Forum: Poser - OFFICIAL


Subject: Creating Sin Textures

Fracture opened this issue on Mar 18, 2002 ยท 13 posts


Fracture posted Mon, 18 March 2002 at 2:04 PM

I have some photo of people (close ups on the detail sections of the head and body) but I have problems making skin textures with them. I always come out with blotchy looking skin with patches where you can visibly tell thre are lines. I know about using the stamp feature in Photoshop but most peopels heads aren't one color throughout and I usually end up with a skin file that just has the tone all wrong. Is there anything I'm doing wrong or could be doing better? Also is there anything that could help me (a pluging or brushes or something?


geep posted Mon, 18 March 2002 at 3:02 PM

Opps! Sorry, I thought you said "sin" textures.
I KNOW how to do THOSE. (sorry, I couldn't resist it) ;=]

But, "skin" textures?
Those are very difficult to do well because of the multitude of colors involved.

Start with a photograph of a face and look at all the colors involved. Sometimes, you can do a "cut'n paste" on a section by section basis.

"Skin textures" ???
I don't know how to do those. <--- very well, that is!

cheers, (anyway)
dr geep
;=]

Remember ... "With Poser, all things are possible, and poseable!"


cheers,

dr geep ... :o]

edited 10/5/2019



Fracture posted Mon, 18 March 2002 at 3:06 PM

Yeah that's the part I suck at. Looks like I get to keep witht he ones I already have. Seems like It woudl be easier to just paint them.


geep posted Mon, 18 March 2002 at 3:06 PM

P.S. Try using the "smear" function in the areas where the "patches" are joined. ;=]

Remember ... "With Poser, all things are possible, and poseable!"


cheers,

dr geep ... :o]

edited 10/5/2019



Fracture posted Mon, 18 March 2002 at 3:08 PM

eh, tried that then it looks like the makeup of that section of the face is just smeared.


geep posted Mon, 18 March 2002 at 3:13 PM

You need to do the smear function at the pixel level in order to avoid the "smeared" look. ;=].
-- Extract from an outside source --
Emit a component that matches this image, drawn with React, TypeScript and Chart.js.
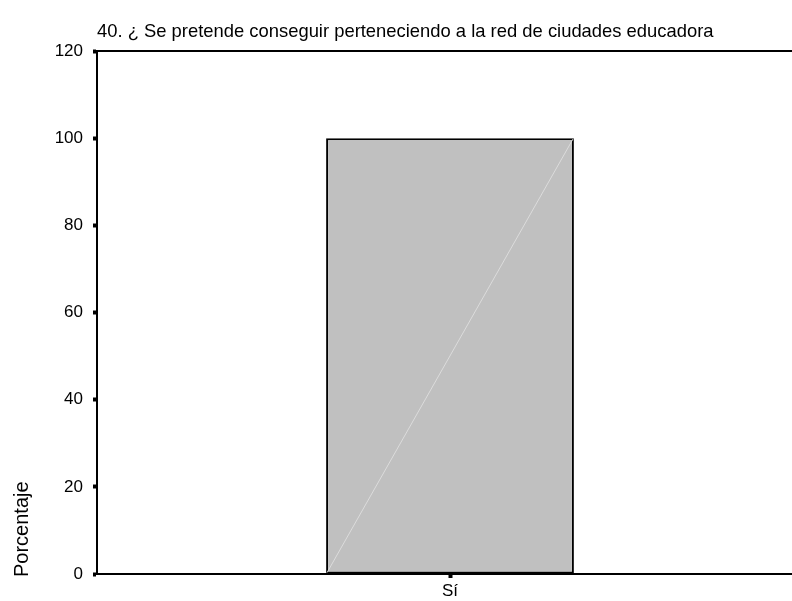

Remember ... "With Poser, all things are possible, and poseable!"


cheers,

dr geep ... :o]

edited 10/5/2019



Fracture posted Mon, 18 March 2002 at 3:16 PM

ahh, never tried that. We'll see.


Hiram posted Mon, 18 March 2002 at 4:17 PM

...and some really small area, carefully alligned rubber-stamping. It's definitely an art and doesn't come easily. Practice with lots of different sized soft edge brushes. You'll get it eventually.


Fracture posted Mon, 18 March 2002 at 4:19 PM

I'd be happy if I could just get the cheeks and forhead to be constant.
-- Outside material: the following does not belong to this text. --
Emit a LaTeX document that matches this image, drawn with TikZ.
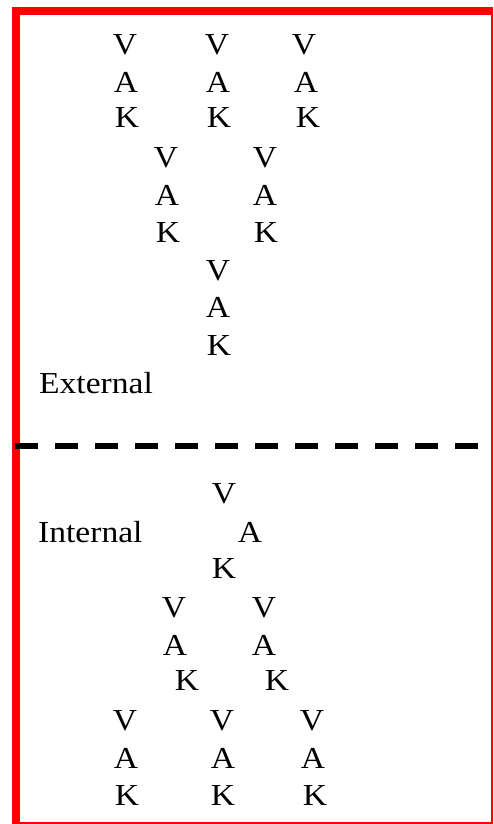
\documentclass[tikz,border=0pt]{standalone}
\usepackage{fontspec}
\setmainfont[FakeStretch=1.1]{Liberation Serif}
\begin{document}
\begin{tikzpicture}[x=1pt,y=1pt,
  lbl/.style={anchor=base,inner sep=0pt,font=\fontsize{30.5}{36}\selectfont},
  word/.style={anchor=base west,inner sep=0pt,font=\fontsize{30.5}{36}\selectfont},
  redbar/.style={fill=red,draw=none}]
\useasboundingbox (0,0) rectangle (494,-824);
% frame
\fill[redbar] (12,-7) rectangle (493,-15);
\fill[redbar] (12,-7) rectangle (20,-824);
\fill[redbar] (490.5,-7) rectangle (493,-824);
\fill[redbar] (12,-822) rectangle (493,-824);
% dashed separator
\coordinate (sepL) at (15,-446);
\coordinate (sepR) at (482,-446);
\draw[line width=6pt,dash pattern=on 23.3pt off 16.7pt] (sepL) -- (sepR);
% External part
\node[lbl] (e1v) at (125,-55) {V};
\node[lbl] (e1a) at (126,-93) {A};
\node[lbl] (e1k) at (127,-128) {K};
\node[lbl] (e2v) at (217,-55) {V};
\node[lbl] (e2a) at (218,-93) {A};
\node[lbl] (e2k) at (219,-128) {K};
\node[lbl] (e3v) at (304,-55) {V};
\node[lbl] (e3a) at (306,-93) {A};
\node[lbl] (e3k) at (308,-128) {K};
\node[lbl] (e4v) at (166,-167) {V};
\node[lbl] (e4a) at (167,-205) {A};
\node[lbl] (e4k) at (168,-242) {K};
\node[lbl] (e5v) at (265,-167) {V};
\node[lbl] (e5a) at (265,-205) {A};
\node[lbl] (e5k) at (266,-242) {K};
\node[lbl] (e6v) at (218,-280) {V};
\node[lbl] (e6a) at (218,-317) {A};
\node[lbl] (e6k) at (219,-355) {K};
\node[word] (ext) at (39,-393) {External};
% Internal part
\node[lbl] (i1v) at (224,-503) {V};
\node[word] (int) at (38,-542) {Internal};
\node[lbl] (i1a) at (250,-542) {A};
\node[lbl] (i1k) at (224,-578) {K};
\node[lbl] (i2v) at (174,-617) {V};
\node[lbl] (i2a) at (175,-655) {A};
\node[lbl] (i2k) at (187,-690) {K};
\node[lbl] (i3v) at (264,-617) {V};
\node[lbl] (i3a) at (264,-655) {A};
\node[lbl] (i3k) at (277,-690) {K};
\node[lbl] (i4v) at (125,-730) {V};
\node[lbl] (i4a) at (126,-768) {A};
\node[lbl] (i4k) at (127,-805) {K};
\node[lbl] (i5v) at (222,-730) {V};
\node[lbl] (i5a) at (223,-768) {A};
\node[lbl] (i5k) at (223,-805) {K};
\node[lbl] (i6v) at (312,-730) {V};
\node[lbl] (i6a) at (313,-768) {A};
\node[lbl] (i6k) at (315,-805) {K};
\end{tikzpicture}
\end{document}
hauksdottir posted Mon, 18 March 2002 at 4:42 PM

Fracture, Look at PhotoShop 7. There is a new feature called "patch" which clones texture, but not color. You can use it to heal photographs (get rid of blemishes, wrinkles, scars). This should also work for original skin textures created for our models. The current issue of either MacAddict or MacWorld has an article showing step by step how to do it. There are other new features as well, which makes this a compelling upgrade. Carolly


brittmccary posted Mon, 18 March 2002 at 8:32 PM

another Photoshop technique is to cut/paste from a VERY similar area. When you're working with skin, - it would also take very small pieces of the skin, but a bit larger than what you want. Move the copy to "patch" over the area you want to fix. it will look pretty crappy at this point :) Adjust the transparency level down on the copied layer if you feel more comfortable with that. Make sure that's your "working level". Hit the eraser, - and choose a SOFT brush that will fit the size of the edge area that you will be working with. Set the brush transparency down, - I use about 50%. Then carefully erase around the edges of the little patch that you have copied, - till you see that it will fit the pattern that is underneath. This is a "fine print" work, use the undo if you erase too much, adjust the brush size as you go. and use a lot of patience ;) Good luck Britt



Fracture posted Tue, 19 March 2002 at 7:50 AM

Thanks alot guys.


Kiera posted Tue, 19 March 2002 at 7:57 AM

I often create textures in greyscale and then colorize last to ensure even tones.